Filter the records below and copy every line containing the word "that".
-- -- --
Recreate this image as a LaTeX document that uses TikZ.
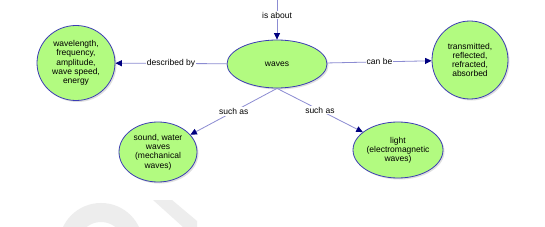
\documentclass[tikz,border=0pt]{standalone}
\usepackage{fontspec}
\setmainfont{Liberation Sans}
\usepackage{tikz}
\usetikzlibrary{arrows.meta,shapes.geometric,shadows}

\definecolor{conceptgreen}{HTML}{B2FB80}
\definecolor{conceptblue}{HTML}{3C3CB4}
\definecolor{linkblue}{HTML}{8C8CD2}
\definecolor{tipblue}{HTML}{000080}
\definecolor{markgray}{HTML}{EDEDED}

\begin{document}
\begin{tikzpicture}[x=1pt,y=-1pt,
    concept/.style={ellipse,draw=conceptblue,line width=0.8pt,fill=conceptgreen,
      inner sep=0pt,align=center,font=\fontsize{8.5}{9.2}\selectfont,
      drop shadow={shadow xshift=1.5pt,shadow yshift=-1.5pt,opacity=0.25}},
    link/.style={draw=linkblue,line width=0.8pt,
      -{Triangle[length=6.5pt,width=6pt,color=tipblue]}},
    lbl/.style={fill=white,inner sep=1pt,font=\fontsize{8.5}{9.2}\selectfont}]
    \useasboundingbox[fill=white] (0,0) rectangle (545,227);
    % faint watermark at the bottom
    \draw[markgray,line width=19pt] (133.5,245) arc[start angle=0,end angle=-180,radius=32.5];
    \fill[markgray] (153,200) -- (172,200) -- (197,221) -- (197,227) -- (183,227) -- cycle;
    % concepts
    \node[concept,minimum width=100pt,minimum height=48pt] (waves) at (277,64) {waves};
    \node[concept,minimum width=78pt,minimum height=75pt] (props) at (76,63)
      {wavelength,\\frequency,\\amplitude,\\wave speed,\\energy};
    \node[concept,minimum width=76pt,minimum height=78pt] (fates) at (470,60)
      {transmitted,\\reflected,\\refracted,\\absorbed};
    \node[concept,minimum width=78pt,minimum height=60pt] (mech) at (158,152)
      {sound, water\\waves\\(mechanical\\waves)};
    \node[concept,minimum width=90pt,minimum height=56pt] (light) at (398,150)
      {light\\(electromagnetic\\waves)};
    \coordinate (topend) at (277,0);
    % links
    \draw[link] (topend) -- node[lbl,pos=0.38] {is about} (waves);
    \draw[link] (waves) -- node[lbl] {described by} (props);
    \draw[link] (waves) -- node[lbl] {can be} (fates);
    \draw[link] (waves.south) -- node[lbl] {such as} (mech);
    \draw[link] (waves.south) -- node[lbl] {such as} (light);
\end{tikzpicture}
\end{document}
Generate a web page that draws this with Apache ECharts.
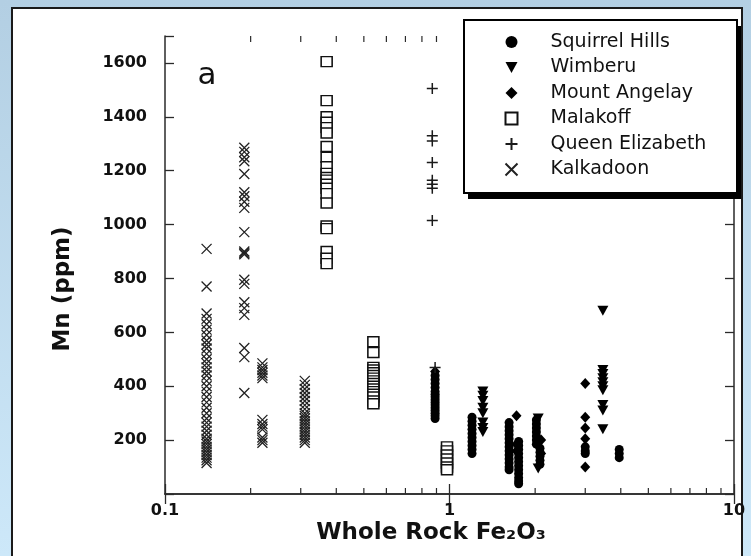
<!DOCTYPE html>
<html>
<head>
<meta charset="utf-8">
<script src="https://cdn.jsdelivr.net/npm/echarts/dist/echarts.min.js"></script>
<style>
  html, body { margin: 0; padding: 0; }
  #chart { width: 751px; height: 556px; }
</style>
</head>
<body>
<div id="chart"></div>
<script>
// Mn (ppm) versus whole rock Fe2O3 (wt%), by granite suite. Each entry is [Fe2O3, Mn].
const squirrelHills = [
  [0.89, 440], [0.89, 425], [0.89, 410], [0.89, 395], [0.89, 380], [0.89, 370], [0.89, 360],
  [0.89, 350], [0.89, 340], [0.89, 330], [0.89, 320], [0.89, 310], [0.89, 300], [0.89, 290], [0.89, 280],
  [1.2, 285], [1.2, 270], [1.2, 255], [1.2, 240], [1.2, 225], [1.2, 210], [1.2, 195], [1.2, 180], [1.2, 165], [1.2, 150],
  [1.62, 265], [1.62, 250], [1.62, 235], [1.62, 220], [1.62, 205], [1.62, 190], [1.62, 175], [1.62, 160],
  [1.62, 145], [1.62, 130], [1.62, 115], [1.62, 100], [1.62, 90],
  [1.75, 195], [1.75, 180], [1.75, 165], [1.75, 150], [1.75, 135], [1.75, 120], [1.75, 105], [1.75, 90],
  [1.75, 75], [1.75, 60], [1.75, 48], [1.75, 38],
  [2.02, 275], [2.02, 260], [2.02, 245], [2.02, 230], [2.02, 215], [2.02, 200], [2.02, 185],
  [2.08, 170], [2.08, 155], [2.08, 140], [2.08, 125], [2.08, 110],
  [3.0, 175], [3.0, 160], [3.0, 150],
  [3.95, 165], [3.95, 150], [3.95, 135]
];
const wimberu = [
  [1.31, 380], [1.31, 365], [1.31, 345], [1.31, 320], [1.31, 300], [1.31, 265], [1.31, 245], [1.31, 230],
  [2.05, 280], [2.05, 95],
  [3.46, 680], [3.46, 460], [3.46, 445], [3.46, 430], [3.46, 415], [3.46, 400], [3.46, 385],
  [3.46, 330], [3.46, 310], [3.46, 240]
];
const mountAngelay = [
  [0.89, 455],
  [1.72, 290], [1.72, 185], [1.72, 160],
  [2.1, 200], [2.1, 150],
  [3.0, 410], [3.0, 285], [3.0, 245], [3.0, 205], [3.0, 100]
];
const malakoff = [
  [0.37, 1605], [0.37, 1460], [0.37, 1400], [0.37, 1380], [0.37, 1360], [0.37, 1340], [0.37, 1290],
  [0.37, 1250], [0.37, 1215], [0.37, 1190], [0.37, 1175], [0.37, 1165], [0.37, 1150], [0.37, 1135],
  [0.37, 1115], [0.37, 1080], [0.37, 995], [0.37, 985], [0.37, 900], [0.37, 875], [0.37, 855],
  [0.54, 565], [0.54, 525], [0.54, 470], [0.54, 460], [0.54, 450], [0.54, 440], [0.54, 430], [0.54, 420],
  [0.54, 410], [0.54, 400], [0.54, 390], [0.54, 380], [0.54, 370], [0.54, 360], [0.54, 345], [0.54, 335],
  [0.98, 175], [0.98, 160], [0.98, 145], [0.98, 130], [0.98, 115], [0.98, 100], [0.98, 90]
];
const queenElizabeth = [
  [0.87, 1505], [0.87, 1330], [0.87, 1310], [0.87, 1230], [0.87, 1165], [0.87, 1150], [0.87, 1135], [0.87, 1015],
  [0.89, 470]
];
const kalkadoon = [
  [0.14, 910], [0.14, 770], [0.14, 670], [0.14, 650], [0.14, 630], [0.14, 610], [0.14, 590], [0.14, 570],
  [0.14, 555], [0.14, 540], [0.14, 520], [0.14, 500], [0.14, 485], [0.14, 470], [0.14, 455], [0.14, 440],
  [0.14, 420], [0.14, 400], [0.14, 380], [0.14, 360], [0.14, 340], [0.14, 320], [0.14, 300], [0.14, 280],
  [0.14, 265], [0.14, 250], [0.14, 235], [0.14, 220], [0.14, 205], [0.14, 195], [0.14, 185], [0.14, 175],
  [0.14, 165], [0.14, 155], [0.14, 145], [0.14, 135], [0.14, 125], [0.14, 115],
  [0.19, 1285], [0.19, 1270], [0.19, 1250], [0.19, 1235], [0.19, 1188], [0.19, 1120], [0.19, 1105],
  [0.19, 1085], [0.19, 1062], [0.19, 972], [0.19, 900], [0.19, 895], [0.19, 890], [0.19, 795], [0.19, 780],
  [0.19, 712], [0.19, 690], [0.19, 665], [0.19, 542], [0.19, 508], [0.19, 375],
  [0.22, 485], [0.22, 470], [0.22, 460], [0.22, 450], [0.22, 440], [0.22, 430],
  [0.22, 275], [0.22, 260], [0.22, 250], [0.22, 240], [0.22, 210], [0.22, 200], [0.22, 190],
  [0.31, 420], [0.31, 405], [0.31, 390], [0.31, 375], [0.31, 360], [0.31, 345], [0.31, 330], [0.31, 315],
  [0.31, 300], [0.31, 290], [0.31, 280], [0.31, 270], [0.31, 260], [0.31, 250], [0.31, 240], [0.31, 230],
  [0.31, 220], [0.31, 210], [0.31, 200], [0.31, 190]
];

const suiteNames = ['Squirrel Hills', 'Wimberu', 'Mount Angelay', 'Malakoff', 'Queen Elizabeth', 'Kalkadoon'];
const yTickLabels = [200, 400, 600, 800, 1000, 1200, 1400, 1600];
const logMinorTicks = [0.2, 0.3, 0.4, 0.5, 0.6, 0.7, 0.8, 0.9, 2, 3, 4, 5, 6, 7, 8, 9];

const Y_MIN = 0, Y_MAX = 1700;
const INK = '#111';
const FONT = 'DejaVu Sans';

const SYM_DOWN = 'path://M0,0L10,0L5,9Z';
const SYM_PLUS = 'path://M0,5H10M5,0V10';
const SYM_CROSS = 'path://M0,0L10,10M10,0L0,10';

const chart = echarts.init(document.getElementById('chart'), null, { renderer: 'canvas' });

function scatter(name, data, symbol, size, itemStyle) {
  return {
    name, type: 'scatter', data, symbol, symbolSize: size,
    xAxisIndex: 0, yAxisIndex: 0, itemStyle: Object.assign({ opacity: 1 }, itemStyle),
    silent: true, z: 2
  };
}

const option = {
  animation: false,
  graphic: [
    { type: 'rect', z: -20, silent: true, shape: { x: 0, y: 0, width: 751, height: 556 },
      style: { fill: new echarts.graphic.LinearGradient(0, 0, 0, 1, [
        { offset: 0, color: '#b3cfe3' }, { offset: 1, color: '#cde8f9' }]) } },
    { type: 'rect', z: -19, silent: true, shape: { x: 12, y: 8, width: 730, height: 570 },
      style: { fill: '#ffffff', stroke: '#1a1a1a', lineWidth: 2 } },
    // legend frame with a solid drop shadow
    { type: 'rect', z: 2.5, silent: true, shape: { x: 468, y: 26, width: 273, height: 173 },
      style: { fill: '#000' } },
    { type: 'rect', z: 3, silent: true, shape: { x: 464, y: 20, width: 273, height: 173 },
      style: { fill: '#fff', stroke: '#000', lineWidth: 2 } },
    { type: 'text', z: 3, silent: true, x: 207, y: 76,
      style: { text: 'a', fontFamily: FONT, fontSize: 31, fill: INK, align: 'center', verticalAlign: 'middle' } },
    { type: 'text', z: 3, silent: true, x: 63, y: 289, rotation: Math.PI / 2,
      style: { text: 'Mn (ppm)', fontFamily: FONT, fontWeight: 'bold', fontSize: 23, fill: INK,
               align: 'center', verticalAlign: 'middle' } },
    { type: 'text', z: 3, silent: true, x: 431, y: 533,
      style: { text: 'Whole Rock Fe₂O₃', fontFamily: FONT, fontWeight: 'bold', fontSize: 23, fill: INK,
               align: 'center', verticalAlign: 'middle' } }
  ],
  legend: {
    z: 4, orient: 'vertical', left: 503, top: 32, padding: 0,
    itemWidth: 12, itemHeight: 12, itemGap: 5.5,
    data: suiteNames,
    textStyle: { fontFamily: FONT, fontSize: 19, color: INK, lineHeight: 20, padding: [0, 0, 0, 28] },
    selectedMode: false
  },
  grid: { left: 165, top: 36, width: 569, height: 458 },
  xAxis: [
    {
      type: 'log', logBase: 10, min: 0.1, max: 10, position: 'bottom',
      axisLine: { lineStyle: { color: '#2a2a2a', width: 1.5 } },
      axisTick: { inside: true, length: 10, lineStyle: { color: '#2a2a2a', width: 1.3 } },
      axisLabel: { margin: 9, color: INK, fontFamily: FONT, fontWeight: 'bold', fontSize: 16,
                   formatter: v => String(v) },
      splitLine: { show: false }, minorTick: { show: false }
    },
    {
      type: 'log', logBase: 10, min: 0.1, max: 10, position: 'top',
      axisLine: { lineStyle: { color: '#2a2a2a', width: 1.5 } },
      axisTick: { inside: true, length: 10, lineStyle: { color: '#2a2a2a', width: 1.3 } },
      axisLabel: { show: false }, splitLine: { show: false }
    }
  ],
  yAxis: [
    {
      type: 'value', min: Y_MIN, max: Y_MAX, interval: 200, position: 'left',
      axisLine: { show: true, lineStyle: { color: '#2a2a2a', width: 1.5 } },
      axisTick: { show: true, inside: true, length: 9, lineStyle: { color: '#2a2a2a', width: 1.3 } },
      axisLabel: { margin: 18, color: INK, fontFamily: FONT, fontWeight: 'bold', fontSize: 16,
                   formatter: v => (yTickLabels.indexOf(v) >= 0 ? String(v) : '') },
      splitLine: { show: false }
    },
    {
      type: 'value', min: Y_MIN, max: Y_MAX, interval: 200, position: 'right',
      axisLine: { show: true, lineStyle: { color: '#2a2a2a', width: 1.5 } },
      axisTick: { show: true, inside: true, length: 9, lineStyle: { color: '#2a2a2a', width: 1.3 } },
      axisLabel: { show: false }, splitLine: { show: false }
    }
  ],
  series: [
    scatter('Squirrel Hills', squirrelHills, 'circle', 9, { color: '#000' }),
    scatter('Wimberu', wimberu, SYM_DOWN, [11, 10], { color: '#000' }),
    scatter('Mount Angelay', mountAngelay, 'diamond', [10, 11], { color: '#000' }),
    scatter('Malakoff', malakoff, 'rect', [11, 10],
            { color: '#fff', borderColor: '#111', borderWidth: 1.5 }),
    scatter('Queen Elizabeth', queenElizabeth, SYM_PLUS, 11,
            { color: 'none', borderColor: '#1a1a1a', borderWidth: 1.5 }),
    scatter('Kalkadoon', kalkadoon, SYM_CROSS, 10,
            { color: 'none', borderColor: '#222', borderWidth: 1.3 }),
    {
      // minor decade ticks on the log axis, drawn inward at bottom and top
      type: 'custom', silent: true, z: 1, xAxisIndex: 0, yAxisIndex: 0,
      data: logMinorTicks.map(v => [v, Y_MIN]),
      renderItem: function (params, api) {
        const v = api.value(0);
        const b = api.coord([v, Y_MIN]);
        const t = api.coord([v, Y_MAX]);
        const st = { stroke: '#2a2a2a', lineWidth: 1.2 };
        return {
          type: 'group',
          children: [
            { type: 'line', shape: { x1: b[0], y1: b[1], x2: b[0], y2: b[1] - 6 }, style: st },
            { type: 'line', shape: { x1: t[0], y1: t[1], x2: t[0], y2: t[1] + 6 }, style: st }
          ]
        };
      }
    }
  ]
};

chart.setOption(option);
</script>
</body>
</html>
-- -- --
### WRITTEN SOLUTION
Recreate this image as a LaTeX document that uses TikZ.
Generate a web page that draws this with Apache ECharts.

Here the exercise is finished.